> **Data shown**:

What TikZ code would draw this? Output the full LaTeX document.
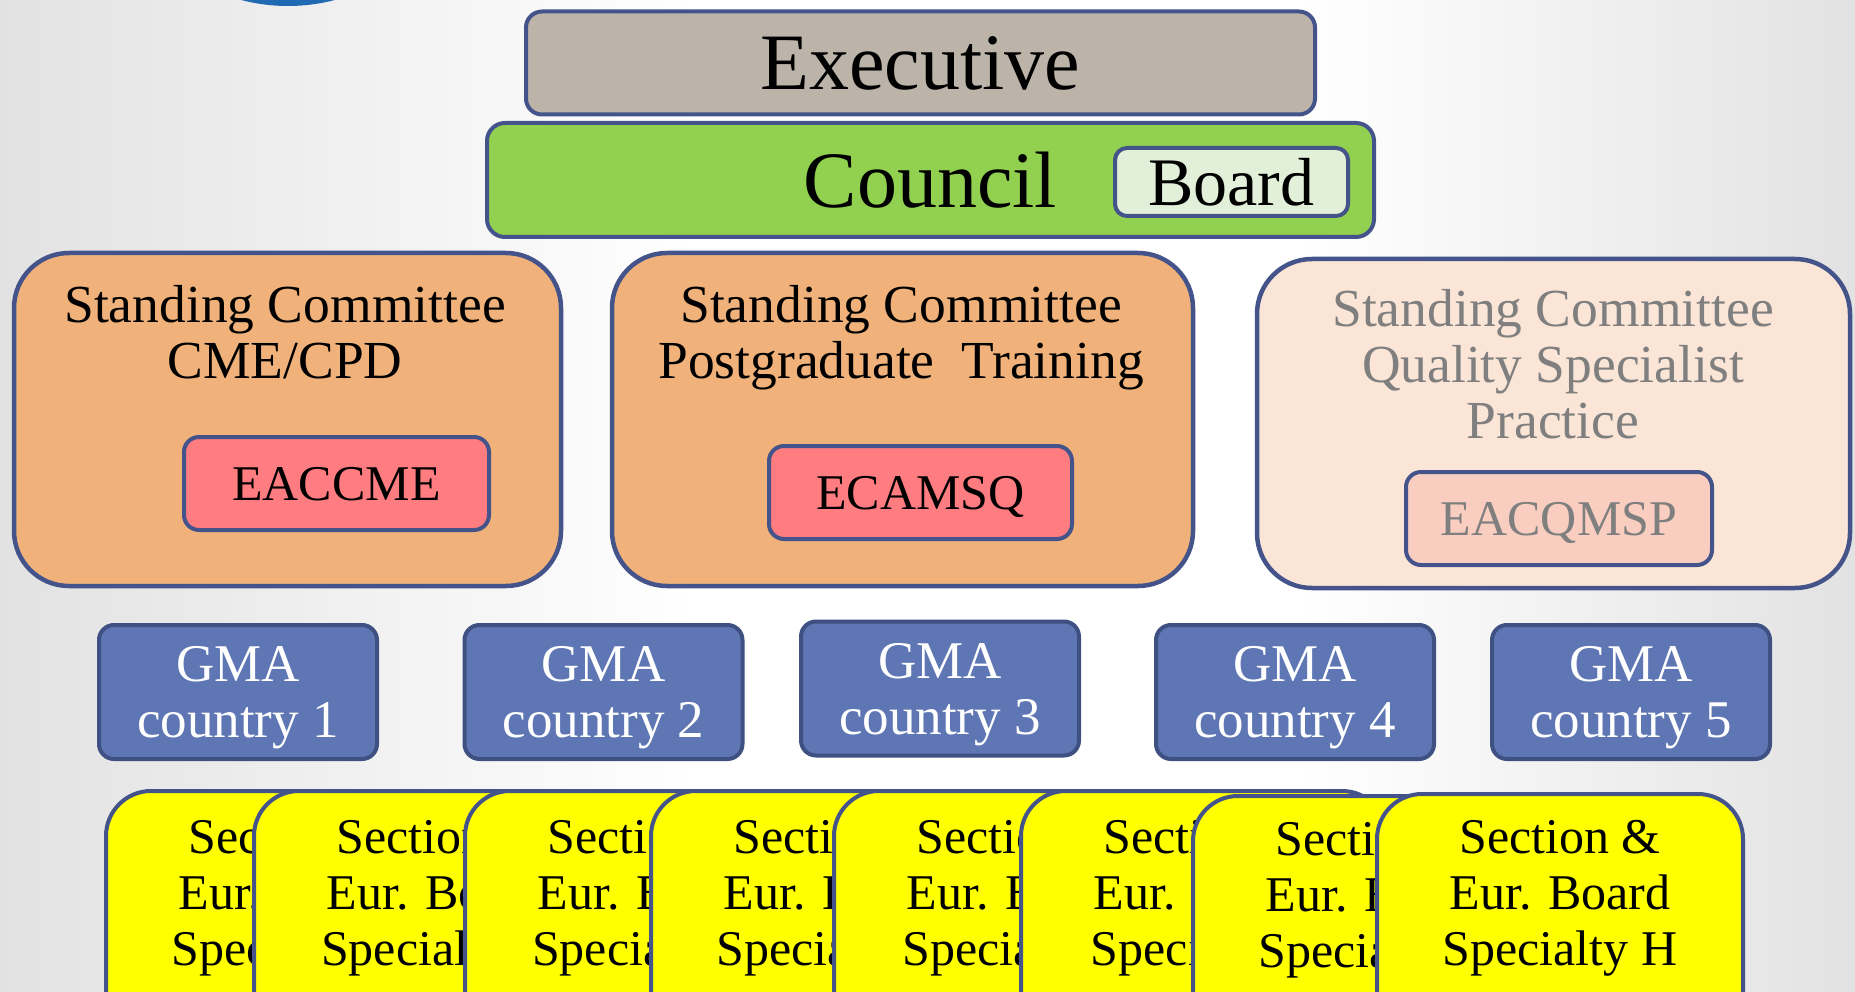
\documentclass[tikz,border=0pt]{standalone}
\usepackage{fontspec}
\setmainfont{Liberation Serif}
\definecolor{bordc}{RGB}{68,84,138}
\definecolor{execc}{RGB}{188,180,168}
\definecolor{councilc}{RGB}{146,208,80}
\definecolor{boardc}{RGB}{226,240,217}
\definecolor{orangec}{RGB}{240,178,122}
\definecolor{paleorc}{RGB}{251,229,214}
\definecolor{redc}{RGB}{255,124,128}
\definecolor{palered}{RGB}{249,206,192}
\definecolor{grayt}{RGB}{127,127,127}
\definecolor{gmac}{RGB}{94,118,180}
\definecolor{gmabord}{RGB}{63,81,130}
\definecolor{yelc}{RGB}{255,255,0}
\definecolor{bgg}{RGB}{226,226,226}
\definecolor{arcc}{RGB}{31,106,178}
\newcommand\bigfnt{\fontsize{80}{86}\selectfont}
\newcommand\boardfnt{\fontsize{68}{72}\selectfont}
\newcommand\orfnt{\fontsize{53.5}{56}\selectfont}
\newcommand\gmafnt{\fontsize{53}{56}\selectfont}
\newcommand\secfnt{\fontsize{50}{56}\selectfont}
\tikzset{
  box/.style={draw=bordc, line width=4pt, rounded corners=15pt, inner sep=0pt},
  orbox/.style={box, rounded corners=55pt, line width=4.5pt},
  redbox/.style={box, fill=redc, minimum width=305pt, minimum height=93pt, font=\secfnt, text depth=0pt},
  gmabox/.style={box, draw=gmabord, fill=gmac, minimum width=278pt, minimum height=134pt},
  gmatext/.style={font=\gmafnt, text=white, align=center, inner sep=0pt},
  secbox/.style={box, fill=yelc, minimum width=366pt, minimum height=260pt, rounded corners=45pt},
  sectext/.style={font=\secfnt, align=center, inner sep=0pt},
  ortext/.style={font=\orfnt, align=center, inner sep=0pt, anchor=north}
}
\begin{document}
\begin{tikzpicture}[x=1pt,y=-1pt]
\clip (0,0) rectangle (1855,992);
% background
\shade[left color=bgg, right color=white] (0,0) rectangle (700,992);
\fill[white] (700,0) rectangle (1300,992);
\shade[left color=white, right color=bgg] (1300,0) rectangle (1855,992);
\fill[arcc] (288,-178) circle (184pt);
% top
\node[box, fill=execc, minimum width=789pt, minimum height=103pt, rounded corners=16pt, font=\bigfnt] (exec) at (920.5,63) {Executive};
\node[box, fill=councilc, minimum width=887pt, minimum height=114pt, rounded corners=18pt, font=\bigfnt] (council) at (930.5,180) {Council};
\node[box, fill=boardc, minimum width=233pt, minimum height=68pt, rounded corners=12pt, font=\boardfnt] (board) at (1231.5,182) {Board};
% standing committees
\node[orbox, fill=orangec, minimum width=547pt, minimum height=333pt] (sc1) at (287.5,419.5) {};
\node[ortext] (sc1t) at (285,285) {Standing Committee\\CME/CPD};
\node[redbox] (eaccme) at (336.5,483.5) {EACCME};
\node[orbox, fill=orangec, minimum width=581pt, minimum height=333pt] (sc2) at (902.5,419.5) {};
\node[ortext] (sc2t) at (901,285) {Standing Committee\\Postgraduate\ \ Training};
\node[redbox, minimum width=303pt] (ecamsq) at (920.5,492.5) {ECAMSQ};
\node[orbox, fill=paleorc, minimum width=593pt, minimum height=329pt] (sc3) at (1553.5,423.5) {};
\node[ortext, text=grayt] (sc3t) at (1553,289) {Standing Committee\\Quality Specialist\\Practice};
\node[redbox, fill=palered, text=grayt, minimum width=306pt] (eacqmsp) at (1559,518.5) {EACQMSP};
% GMA
\node[gmabox] (gma1) at (238,692) {};
\node[gmatext] (gma1t) at (238,698) {GMA\\country 1};
\node[gmabox] (gma2) at (603.5,692) {};
\node[gmatext] (gma2t) at (603.5,698) {GMA\\country 2};
\node[gmabox] (gma3) at (940,688.5) {};
\node[gmatext] (gma3t) at (940,694.5) {GMA\\country 3};
\node[gmabox] (gma4) at (1295,692) {};
\node[gmatext] (gma4t) at (1295,698) {GMA\\country 4};
\node[gmabox] (gma5) at (1631,692) {};
\node[gmatext] (gma5t) at (1631,698) {GMA\\country 5};
% sections
\node[secbox] (sec1) at (289,921) {};
\node[sectext] (sec1t) at (289,898) {Section \&\\Eur. Board\\Specialty A};
\node[secbox] (sec2) at (437,921) {};
\node[sectext] (sec2t) at (437,898) {Section \&\\Eur. Board\\Specialty B};
\node[secbox] (sec3) at (648,921) {};
\node[sectext] (sec3t) at (648,898) {Section \&\\Eur. Board\\Specialty C};
\node[secbox] (sec4) at (834,921) {};
\node[sectext] (sec4t) at (834,898) {Section \&\\Eur. Board\\Specialty D};
\node[secbox] (sec5) at (1017,921) {};
\node[sectext] (sec5t) at (1017,898) {Section \&\\Eur. Board\\Specialty E};
\node[secbox] (sec6) at (1204,921) {};
\node[sectext] (sec6t) at (1204,898) {Section \&\\Eur. Board\\Specialty F};
\node[secbox] (sec7) at (1376,926) {};
\node[sectext] (sec7t) at (1376,900) {Section \&\\Eur. Board\\Specialty G};
\node[secbox] (sec8) at (1560,924) {};
\node[sectext] (sec8t) at (1560,898) {Section \&\\Eur. Board\\Specialty H};
\end{tikzpicture}
\end{document}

> **Task requirements**: Strip out the pictures and quote the remaining data word for word.

> **Expected output**:
What TikZ code would draw this? Output the full LaTeX document.
\documentclass[tikz,border=0pt]{standalone}
\usepackage{fontspec}
\setmainfont{Liberation Serif}
\definecolor{bordc}{RGB}{68,84,138}
\definecolor{execc}{RGB}{188,180,168}
\definecolor{councilc}{RGB}{146,208,80}
\definecolor{boardc}{RGB}{226,240,217}
\definecolor{orangec}{RGB}{240,178,122}
\definecolor{paleorc}{RGB}{251,229,214}
\definecolor{redc}{RGB}{255,124,128}
\definecolor{palered}{RGB}{249,206,192}
\definecolor{grayt}{RGB}{127,127,127}
\definecolor{gmac}{RGB}{94,118,180}
\definecolor{gmabord}{RGB}{63,81,130}
\definecolor{yelc}{RGB}{255,255,0}
\definecolor{bgg}{RGB}{226,226,226}
\definecolor{arcc}{RGB}{31,106,178}
\newcommand\bigfnt{\fontsize{80}{86}\selectfont}
\newcommand\boardfnt{\fontsize{68}{72}\selectfont}
\newcommand\orfnt{\fontsize{53.5}{56}\selectfont}
\newcommand\gmafnt{\fontsize{53}{56}\selectfont}
\newcommand\secfnt{\fontsize{50}{56}\selectfont}
\tikzset{
  box/.style={draw=bordc, line width=4pt, rounded corners=15pt, inner sep=0pt},
  orbox/.style={box, rounded corners=55pt, line width=4.5pt},
  redbox/.style={box, fill=redc, minimum width=305pt, minimum height=93pt, font=\secfnt, text depth=0pt},
  gmabox/.style={box, draw=gmabord, fill=gmac, minimum width=278pt, minimum height=134pt},
  gmatext/.style={font=\gmafnt, text=white, align=center, inner sep=0pt},
  secbox/.style={box, fill=yelc, minimum width=366pt, minimum height=260pt, rounded corners=45pt},
  sectext/.style={font=\secfnt, align=center, inner sep=0pt},
  ortext/.style={font=\orfnt, align=center, inner sep=0pt, anchor=north}
}
\begin{document}
\begin{tikzpicture}[x=1pt,y=-1pt]
\clip (0,0) rectangle (1855,992);
% background
\shade[left color=bgg, right color=white] (0,0) rectangle (700,992);
\fill[white] (700,0) rectangle (1300,992);
\shade[left color=white, right color=bgg] (1300,0) rectangle (1855,992);
\fill[arcc] (288,-178) circle (184pt);
% top
\node[box, fill=execc, minimum width=789pt, minimum height=103pt, rounded corners=16pt, font=\bigfnt] (exec) at (920.5,63) {Executive};
\node[box, fill=councilc, minimum width=887pt, minimum height=114pt, rounded corners=18pt, font=\bigfnt] (council) at (930.5,180) {Council};
\node[box, fill=boardc, minimum width=233pt, minimum height=68pt, rounded corners=12pt, font=\boardfnt] (board) at (1231.5,182) {Board};
% standing committees
\node[orbox, fill=orangec, minimum width=547pt, minimum height=333pt] (sc1) at (287.5,419.5) {};
\node[ortext] (sc1t) at (285,285) {Standing Committee\\CME/CPD};
\node[redbox] (eaccme) at (336.5,483.5) {EACCME};
\node[orbox, fill=orangec, minimum width=581pt, minimum height=333pt] (sc2) at (902.5,419.5) {};
\node[ortext] (sc2t) at (901,285) {Standing Committee\\Postgraduate\ \ Training};
\node[redbox, minimum width=303pt] (ecamsq) at (920.5,492.5) {ECAMSQ};
\node[orbox, fill=paleorc, minimum width=593pt, minimum height=329pt] (sc3) at (1553.5,423.5) {};
\node[ortext, text=grayt] (sc3t) at (1553,289) {Standing Committee\\Quality Specialist\\Practice};
\node[redbox, fill=palered, text=grayt, minimum width=306pt] (eacqmsp) at (1559,518.5) {EACQMSP};
% GMA
\node[gmabox] (gma1) at (238,692) {};
\node[gmatext] (gma1t) at (238,698) {GMA\\country 1};
\node[gmabox] (gma2) at (603.5,692) {};
\node[gmatext] (gma2t) at (603.5,698) {GMA\\country 2};
\node[gmabox] (gma3) at (940,688.5) {};
\node[gmatext] (gma3t) at (940,694.5) {GMA\\country 3};
\node[gmabox] (gma4) at (1295,692) {};
\node[gmatext] (gma4t) at (1295,698) {GMA\\country 4};
\node[gmabox] (gma5) at (1631,692) {};
\node[gmatext] (gma5t) at (1631,698) {GMA\\country 5};
% sections
\node[secbox] (sec1) at (289,921) {};
\node[sectext] (sec1t) at (289,898) {Section \&\\Eur. Board\\Specialty A};
\node[secbox] (sec2) at (437,921) {};
\node[sectext] (sec2t) at (437,898) {Section \&\\Eur. Board\\Specialty B};
\node[secbox] (sec3) at (648,921) {};
\node[sectext] (sec3t) at (648,898) {Section \&\\Eur. Board\\Specialty C};
\node[secbox] (sec4) at (834,921) {};
\node[sectext] (sec4t) at (834,898) {Section \&\\Eur. Board\\Specialty D};
\node[secbox] (sec5) at (1017,921) {};
\node[sectext] (sec5t) at (1017,898) {Section \&\\Eur. Board\\Specialty E};
\node[secbox] (sec6) at (1204,921) {};
\node[sectext] (sec6t) at (1204,898) {Section \&\\Eur. Board\\Specialty F};
\node[secbox] (sec7) at (1376,926) {};
\node[sectext] (sec7t) at (1376,900) {Section \&\\Eur. Board\\Specialty G};
\node[secbox] (sec8) at (1560,924) {};
\node[sectext] (sec8t) at (1560,898) {Section \&\\Eur. Board\\Specialty H};
\end{tikzpicture}
\end{document}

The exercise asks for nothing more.